Como suele pasar, la ruptura entre Cristiano y el Madrid tiende a llegar en el momento que lucía más calmo, cuando se habrán visto al despertar asumiendo que, con más o menos cariño, juntos eran invencibles. Justo cuando club y crack daban señas de haber aprendido a cohabitar, justo cuando el inconmensurable talento del delantero se reflejaba en una catarata de títulos grupales (y ya no sólo los individuales de esos primeros años), justo cuando la grada blanca había comprendido el absurdo de pitar a tan titánico goleador, justo cuando todo se había acomodado para que envejecieran de la mano y eludiendo los recuerdos de un inicio de noviazgo suspicaz.

 

 
De la manera más dolorosa, Cristiano decidió hacer saber a su amante que se va de casa: por terceros, por trascendidos no desmentidos, por encabezados en idioma ajeno.

 

 
Es la cuestión fiscal (en la que caben numerosas interpretaciones), es el establecer a todo lo que corresponda a España como enemigo, es el culpar a la prensa (entre futbolistas como entre presidentes, ejercicio de paranoides) y es la exigencia de un apoyo que no cree haber recibido del club; pero es, en el fondo, un amor que sólo existió como pantalla.

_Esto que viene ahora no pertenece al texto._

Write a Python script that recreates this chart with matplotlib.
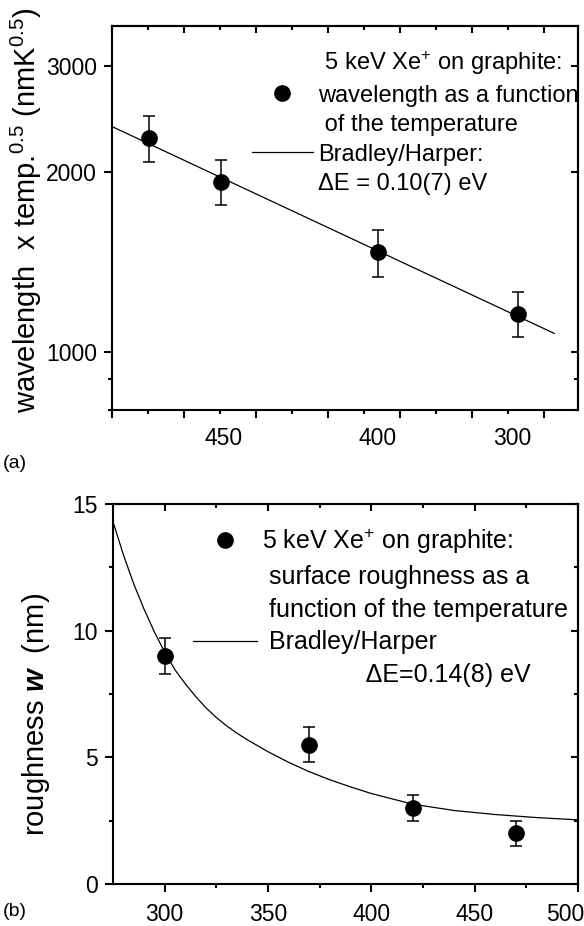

Disfraz tan efectivo que ha bastado para más de 400 goles y ser de lejos el máximo anotador en la historia de la institución más laureada de todos los tiempos; disfraz que a él también le ha permitido catapultarse a lo más alto del Olimpo del futbol con casi su quinto Balón de Oro; disfraz que hizo más felices los días y las noches de toda la afición blanca (incluso, único consuelo en los aciagos años del mejor Barcelona); disfraz que a uno y a otro redituó.

 

 
Quizá por todo lo anterior, la reacción del madridismo no ha sido de pánico, como lo sería la del barcelonista de enterarse que Lionel Messi se marcha. Más pronto que tarde, el matrimonio por conveniencia revela su artificialidad.
Otra cosa es que, si finalmente se separan, los dos terminarán por dimensionar su vacío; sólo entonces se valorarán en su medida: él no hallará sitio que le permita acumular tamaña cantidad de goles y galardones; ellos no conseguirán, quizá ni en 50 años, a quien suponga tan demoledoras cifras: para uno y para el otro ya nada será igual.

 

 
Por eso no asimilo su separación: porque en esta historia, el mejor matrimonio posible es con escenografía y antifaces, aun cuando llegada la medianoche cada cual huya a su esquina de la cama y ponga cara de fastidio al recordar con quién amanecerá.